> _Exercise_: Print nothing but the lines from the start of the listing below through the line that contains "var refNames = ['TRWR', 'TRWR". Do not include the pictures.

> _Dataset section_:

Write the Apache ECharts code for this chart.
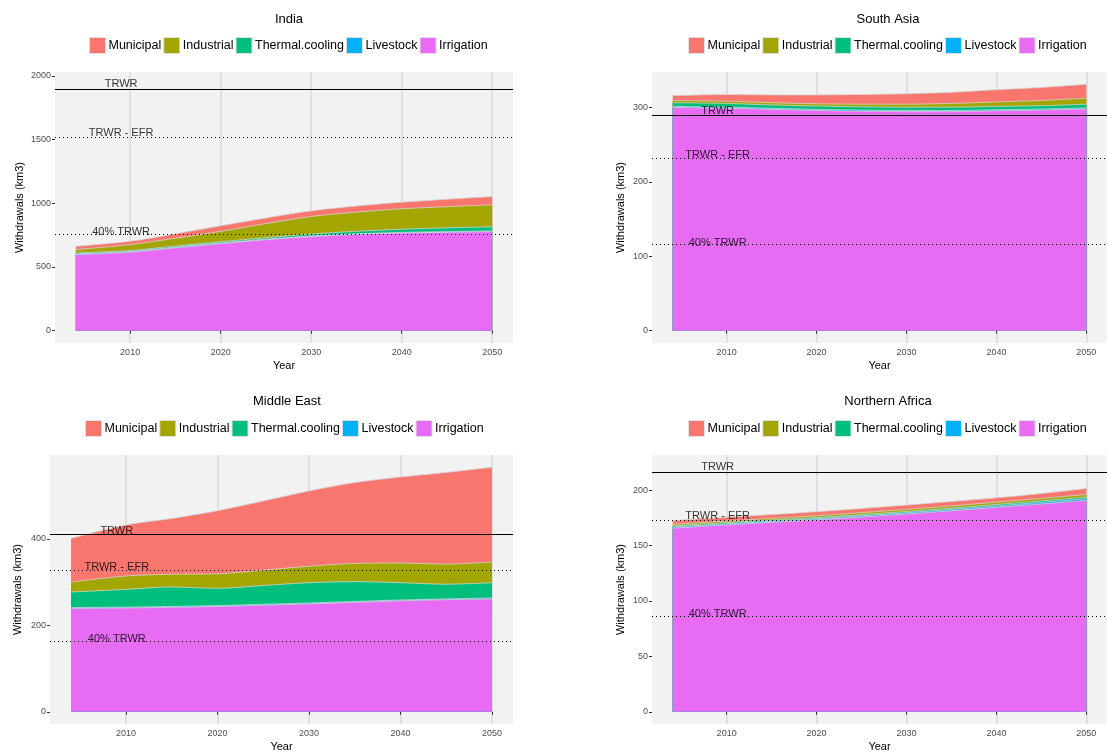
<!DOCTYPE html>
<html>
<head>
<meta charset="utf-8">
<title>Water withdrawals by sector</title>
<script src="https://cdn.jsdelivr.net/npm/echarts@6/dist/echarts.min.js"></script>
<style>
    html, body { margin: 0; padding: 0; background: #fff; }
    #canvas { width: 1107px; height: 753px; }
</style>
</head>
<body>
<div id="canvas"></div>
<script>
// years of the projection and the labelled ticks
var years = [2004, 2010, 2015, 2020, 2025, 2030, 2035, 2040, 2045, 2050];
var yearTicks = [2010, 2020, 2030, 2040, 2050];

// legend order (top of the stack first) and ggplot hue colours
var sectors = ['Municipal', 'Industrial', 'Thermal.cooling', 'Livestock', 'Irrigation'];
var sectorColors = ['#F8766D', '#A3A500', '#00BF7D', '#00B0F6', '#E76BF3'];

// reference lines
var refNames = ['TRWR', 'TRWR - EFR', '40% TRWR'];

// India (km3)
var indiaIrrigation = [597, 616, 650, 683, 713, 738, 755, 766, 772, 777];
var indiaLivestock = [5, 5, 5, 5, 5, 5, 5, 5, 5, 5];
var indiaThermal = [8, 8, 9, 10, 12, 15, 20, 25, 30, 33];
var indiaIndustrial = [26, 46, 61, 81, 110, 138, 150, 160, 166, 172];
var indiaMunicipal = [26, 26, 35, 44, 44, 44, 48, 52, 58, 65];
var indiaRefs = [1895, 1517, 758];
var indiaTicks = [0, 500, 1000, 1500, 2000];

// South Asia (km3)
var saIrrigation = [300, 299, 297.5, 296, 295, 294.5, 294.5, 295.5, 296.5, 298];
var saLivestock = [1.5, 1.5, 1.5, 1.5, 1.5, 1.5, 1.5, 1.5, 1.5, 1.5];
var saThermal = [5, 5, 4.5, 4.5, 4.5, 4.5, 4.5, 4.5, 4.5, 5];
var saIndustrial = [3, 3, 3, 3, 3.5, 4, 5, 6, 7, 8];
var saMunicipal = [6.5, 9, 10.5, 12, 13, 14, 15, 16.5, 17.5, 18.7];
var saRefs = [290, 232, 116];
var saTicks = [0, 100, 200, 300];

// Middle East (km3)
var meIrrigation = [239, 240, 241.5, 243.5, 246.5, 249.5, 253, 256.5, 259, 261];
var meLivestock = [2, 2, 2, 2, 2, 2, 2, 2, 2, 2];
var meThermal = [36, 41, 45, 40, 43.5, 47, 46, 40, 34, 35.5];
var meIndustrial = [23, 31, 29.5, 33.5, 35.5, 38, 42, 45.5, 46.5, 48];
var meMunicipal = [101, 118, 129, 146, 160, 174, 187, 199, 212, 219];
var meRefs = [410, 328, 164];
var meTicks = [0, 200, 400];

// Northern Africa (km3)
var naIrrigation = [165.7, 168.7, 171, 173.2, 175.8, 178.5, 181.4, 184.5, 187.6, 190.8];
var naLivestock = [1, 1, 1, 1.1, 1.1, 1.2, 1.2, 1.3, 1.4, 1.5];
var naThermal = [1, 1, 1, 1, 1, 1.1, 1.2, 1.3, 1.4, 1.5];
var naIndustrial = [1.5, 1.5, 1.6, 1.7, 1.8, 1.9, 2, 2.1, 2.2, 2.3];
var naMunicipal = [3.4, 3.4, 3.4, 3.6, 3.8, 3.9, 4, 3.9, 4.4, 5.4];
var naRefs = [216.4, 173.2, 86.6];
var naTicks = [0, 50, 100, 150, 200];

var regions = [
    { title: 'India', refs: indiaRefs, ticks: indiaTicks,
      values: { Irrigation: indiaIrrigation, Livestock: indiaLivestock, 'Thermal.cooling': indiaThermal, Industrial: indiaIndustrial, Municipal: indiaMunicipal } },
    { title: 'South Asia', refs: saRefs, ticks: saTicks,
      values: { Irrigation: saIrrigation, Livestock: saLivestock, 'Thermal.cooling': saThermal, Industrial: saIndustrial, Municipal: saMunicipal } },
    { title: 'Middle East', refs: meRefs, ticks: meTicks,
      values: { Irrigation: meIrrigation, Livestock: meLivestock, 'Thermal.cooling': meThermal, Industrial: meIndustrial, Municipal: meMunicipal } },
    { title: 'Northern Africa', refs: naRefs, ticks: naTicks,
      values: { Irrigation: naIrrigation, Livestock: naLivestock, 'Thermal.cooling': naThermal, Industrial: naIndustrial, Municipal: naMunicipal } }
];

// panel layout (px)
var layout = [
    { left: 55, top: 72, width: 458, height: 271, titleX: 284, titleTop: 8, legendLeft: 84, legendTop: 32, nameGap: 30 },
    { left: 652, top: 72, width: 463, height: 271, titleX: 883, titleTop: 8, legendLeft: 683, legendTop: 32, nameGap: 26 },
    { left: 50, top: 455, width: 463, height: 272, titleX: 282, titleTop: 390, legendLeft: 80, legendTop: 415, nameGap: 27 },
    { left: 652, top: 455, width: 463, height: 272, titleX: 883, titleTop: 390, legendLeft: 683, legendTop: 415, nameGap: 26 }
];

var stackOrder = ['Irrigation', 'Livestock', 'Thermal.cooling', 'Industrial', 'Municipal'];
var xSpan = years[years.length - 1] - years[0];
var xMin = years[0] - 0.05 * xSpan;
var xMax = years[years.length - 1] + 0.05 * xSpan;
var labelYear = 2009;

function plainNumber(v) {
    return String(v);
}

var myChart = echarts.init(document.getElementById('canvas'));

var option = {
    animation: false,
    textStyle: { fontFamily: 'Liberation Sans, Arial, sans-serif' },
    title: [], legend: [], grid: [], xAxis: [], yAxis: [], series: []
};

regions.forEach(function (r, i) {
    var L = layout[i];

    // running totals, bottom of the stack first
    var tops = {};
    var running = years.map(function () { return 0; });
    stackOrder.forEach(function (name) {
        running = running.map(function (s, k) { return s + r.values[name][k]; });
        tops[name] = running;
    });
    var maxTotal = Math.max.apply(null, running);
    // same padding rule as ggplot (5% each side)
    var hi = Math.max(maxTotal, r.refs[0] * 1.02);

    option.title.push({
        text: r.title, left: L.titleX, top: L.titleTop, textAlign: 'center',
        textStyle: { fontSize: 13, fontWeight: 'normal', color: '#000' }
    });

    option.legend.push({
        data: sectors, left: L.legendLeft, top: L.legendTop, icon: 'rect',
        itemWidth: 16, itemHeight: 16, itemGap: 2, selectedMode: false,
        itemStyle: { borderColor: '#e0e0e0', borderWidth: 1 },
        textStyle: { fontSize: 12.5, color: '#000', padding: [0, 0, 0, -2] }
    });

    option.grid.push({
        left: L.left, top: L.top, width: L.width, height: L.height,
        show: true, backgroundColor: '#f2f2f2', borderWidth: 0, containLabel: false
    });

    option.xAxis.push({
        gridIndex: i, type: 'value', min: xMin, max: xMax,
        name: 'Year', nameLocation: 'middle', nameGap: 17,
        nameTextStyle: { fontSize: 11, color: '#000' },
        axisLine: { show: false },
        axisTick: { show: true, length: 3, customValues: yearTicks, lineStyle: { color: '#333' } },
        axisLabel: { customValues: yearTicks, formatter: plainNumber, fontSize: 9, color: '#4d4d4d', margin: 5 },
        splitLine: { show: true, lineStyle: { color: '#d9d9d9', width: 1.5 } }
    });

    option.yAxis.push({
        gridIndex: i, type: 'value', min: -0.05 * hi, max: 1.05 * hi,
        name: 'Withdrawals (km3)', nameLocation: 'middle', nameGap: L.nameGap,
        nameTextStyle: { fontSize: 11, color: '#000' },
        axisLine: { show: false },
        axisTick: { show: true, length: 3, customValues: r.ticks, lineStyle: { color: '#333' } },
        axisLabel: { customValues: r.ticks, formatter: plainNumber, fontSize: 9, color: '#4d4d4d', margin: 4 },
        splitLine: { show: false }
    });

    // cumulative areas drawn from the top of the stack down, so each lower band covers the one above
    stackOrder.slice().reverse().forEach(function (name) {
        var col = sectorColors[sectors.indexOf(name)];
        option.series.push({
            type: 'line', name: name, xAxisIndex: i, yAxisIndex: i,
            smooth: 0.3, symbol: 'none', silent: true,
            data: years.map(function (y, k) { return [y, tops[name][k]]; }),
            itemStyle: { color: col },
            lineStyle: { color: '#d4d4d4', width: 0.8 },
            areaStyle: { color: col, opacity: 1 },
            emphasis: { disabled: true }
        });
    });

    // reference lines and their labels
    option.series.push({
        type: 'scatter', name: 'refs' + i, xAxisIndex: i, yAxisIndex: i,
        symbolSize: 1, silent: true, z: 6,
        itemStyle: { color: 'rgba(0,0,0,0)' },
        data: refNames.map(function (n, k) { return { name: n, value: [labelYear, r.refs[k] * 1.02] }; }),
        label: { show: true, position: 'inside', formatter: '{b}', fontSize: 11, color: '#000' },
        markLine: {
            silent: true, symbol: 'none', label: { show: false },
            data: r.refs.map(function (v, k) {
                return {
                    yAxis: v,
                    lineStyle: { color: '#000', width: 1, type: k === 0 ? 'solid' : [1, 3], opacity: 1 }
                };
            })
        }
    });
});

myChart.setOption(option);
window.onresize = myChart.resize;
</script>
</body>
</html>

> _Right answer_:
Write the Apache ECharts code for this chart.
<!DOCTYPE html>
<html>
<head>
<meta charset="utf-8">
<title>Water withdrawals by sector</title>
<script src="https://cdn.jsdelivr.net/npm/echarts@6/dist/echarts.min.js"></script>
<style>
    html, body { margin: 0; padding: 0; background: #fff; }
    #canvas { width: 1107px; height: 753px; }
</style>
</head>
<body>
<div id="canvas"></div>
<script>
// years of the projection and the labelled ticks
var years = [2004, 2010, 2015, 2020, 2025, 2030, 2035, 2040, 2045, 2050];
var yearTicks = [2010, 2020, 2030, 2040, 2050];

// legend order (top of the stack first) and ggplot hue colours
var sectors = ['Municipal', 'Industrial', 'Thermal.cooling', 'Livestock', 'Irrigation'];
var sectorColors = ['#F8766D', '#A3A500', '#00BF7D', '#00B0F6', '#E76BF3'];

// reference lines
var refNames = ['TRWR', 'TRWR - EFR', '40% TRWR'];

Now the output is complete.